Hashing | Advanced .NET Programming

Hashing is a way of providing a check on message or file integrity. It is not the same as encryption, but as we'll see soon, its use is important as part of the process of signing code. It is based on a similar concept to the old parity and cyclic redundancy checks, common in programming many years ago (Parity and cyclic redundancy checks are still common, but only in areas such as communications where there is no time to perform more sophisticated checks). We will illustrate the principle by quickly defining our own hashing algorithm. Let's suppose we want to check a file hasn't been corrupted, and we supply an extra byte at the end of the file for this purpose. The byte is calculated as follows: we examine every existing byte of data in the file, and count how many of these bytes have the least significant bit set to 1. If this number is odd, we set the corresponding bit of the check byte to 1. If it's even, we set that bit to 0. Then we do the same for every other bit in each byte. Thus, for example, suppose we have a short file containing three bytes as follows, we would get this result:

File Pointer	Value (binary)	Value (hex)
First byte	01001101	0x4d
Second byte	00011000	0x18
Third byte	11110011	0xf3
CHECK BYTE	10100110	0xa6

The check byte is our hash of the data. Notice that it has the following properties: it is of fixed length, independent of the size of the file, and there is no way of working out what the file contents are from the hash. It really is impossible because so much data is lost in calculating the hash (you should contrast this with the process of working out a private key given the public key - that's not impossible, but simply would take too long to be practical). The advantage of hashing the file is that it provides an easy check on whether the file has been accidentally corrupted. For files such as assemblies, the hash will be placed somewhere in the file. Then, when an application reads the file, it can independently calculate the hash value and verify that it corresponds to the value stored in the file. (Obviously, for this to work, we need an agreed file format, allowing the application to locate the hash. Also, the area of the file where the hash is stored cannot be used in calculating the hash, since those bytes get overwritten when the hash is placed there!)
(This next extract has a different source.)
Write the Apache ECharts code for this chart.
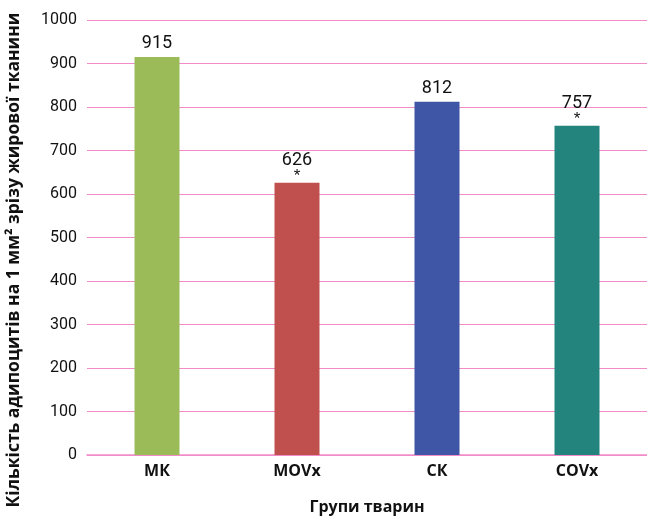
<!DOCTYPE html>
<html>
<head>
<meta charset="utf-8">
<script src="https://cdn.jsdelivr.net/npm/echarts@6/dist/echarts.min.js"></script>
<style>
  html, body { margin: 0; padding: 0; background: #fff; }
  #chart { width: 647px; height: 516px; }
</style>
</head>
<body>
<div id="chart"></div>
<script>
// дані з рисунка
var groups = ['МК', 'MOVx', 'СК', 'COVx'];
var counts = [915, 626, 812, 757];
var marks = ['', '*', '', '*'];   // достовірна різниця
var colors = ['#9BBB59', '#C0504D', '#3F55A5', '#23847E'];
var yTitle = 'Кількість адипоцитів на 1 мм² зрізу жирової тканини';

var gridColor = '#F28CC8';

var chart = echarts.init(document.getElementById('chart'));

var option = {
    backgroundColor: '#fff',
    animation: false,
    grid: {
        left: 87,
        right: 0,
        top: 20,
        bottom: 61,
        containLabel: false,
        outerBoundsMode: 'none'
    },
    // підпис осі Y (зміщений вниз, як в оригіналі)
    graphic: [{
        type: 'text',
        x: 14,
        y: 260,
        rotation: Math.PI / 2,
        style: {
            text: yTitle,
            fontFamily: 'Open Sans',
            fontWeight: 'bold',
            fontSize: 17.5,
            fill: '#111',
            align: 'center',
            verticalAlign: 'middle'
        }
    }],
    xAxis: {
        type: 'category',
        data: groups,
        name: 'Групи тварин',
        nameLocation: 'middle',
        nameGap: 44,
        nameTextStyle: {
            fontFamily: 'Open Sans',
            fontWeight: 'bold',
            fontSize: 16,
            color: '#111'
        },
        axisLine: { show: true, lineStyle: { color: gridColor, width: 1.5 } },
        axisTick: { show: false },
        axisLabel: {
            margin: 8,
            fontFamily: 'Open Sans',
            fontWeight: 'bold',
            fontSize: 16,
            color: '#111'
        }
    },
    yAxis: {
        type: 'value',
        min: 0,
        max: 1000,
        interval: 100,
        axisLine: { show: false },
        axisTick: { show: false },
        axisLabel: {
            margin: 10,
            fontFamily: 'Roboto',
            fontSize: 16,
            color: '#111',
            formatter: function (v) { return String(v); }
        },
        splitLine: { lineStyle: { color: gridColor, width: 1.2 } }
    },
    series: [{
        type: 'bar',
        barWidth: 45,
        data: counts.map(function (v, i) {
            return {
                value: v,
                itemStyle: { color: colors[i] },
                label: { distance: marks[i] ? 0 : 3 }
            };
        }),
        label: {
            show: true,
            position: 'top',
            distance: 0,
            formatter: function (p) {
                var s = marks[p.dataIndex];
                return s ? '{v|' + p.value + '}\n{s|' + s + '}' : '{v|' + p.value + '}';
            },
            rich: {
                v: {
                    fontFamily: 'Roboto',
                    fontSize: 18,
                    color: '#111',
                    lineHeight: 20
                },
                s: {
                    fontFamily: 'Liberation Sans',
                    fontSize: 17,
                    color: '#111',
                    lineHeight: 12
                }
            }
        }
    }]
};

chart.setOption(option);
</script>
</body>
</html>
The scheme I've just presented above is a very simple scheme, and has the disadvantage that the hash is only one byte long. That means that if some random corruption happened, there's still (depending on the types of errors that are likely to occur) a 1 in 256 chance that the corrupted file will generate the same hash, so the error won't be detected. In .NET assemblies, the algorithm used for the hash is known as SHA-1. This algorithm was developed by the US Government National Institute of Standards and Technology (NIST) and the National Security Agency (NSA). The hash generated by SHA1 contains 160 bits. That means that the chance of a random error not being detected is so trivially small that you can forget it. You might also hear of other standard hash algorithms. The ones supported by the .NET framework are HMACSHA-1, MACTripleDES, MD-5, SHA-1, SHA-256, SHA-384 and SHA-512.

It's also worth bearing in mind that these days, computer systems are sophisticated enough that files don't get randomly corrupted as often as once was the case. However, what could happen is that someone accidentally replaces one of the modules in an assembly with a different file - perhaps a different version of the same module. This is a more likely scenario that will be detected by the hash, since the hash covers all files in the assembly.

On the other hand, the hash won't protect you against malicious tampering with the file - since someone who does that and knows the file format will simply calculate and store a correct new hash in the file after they have finished their tampering.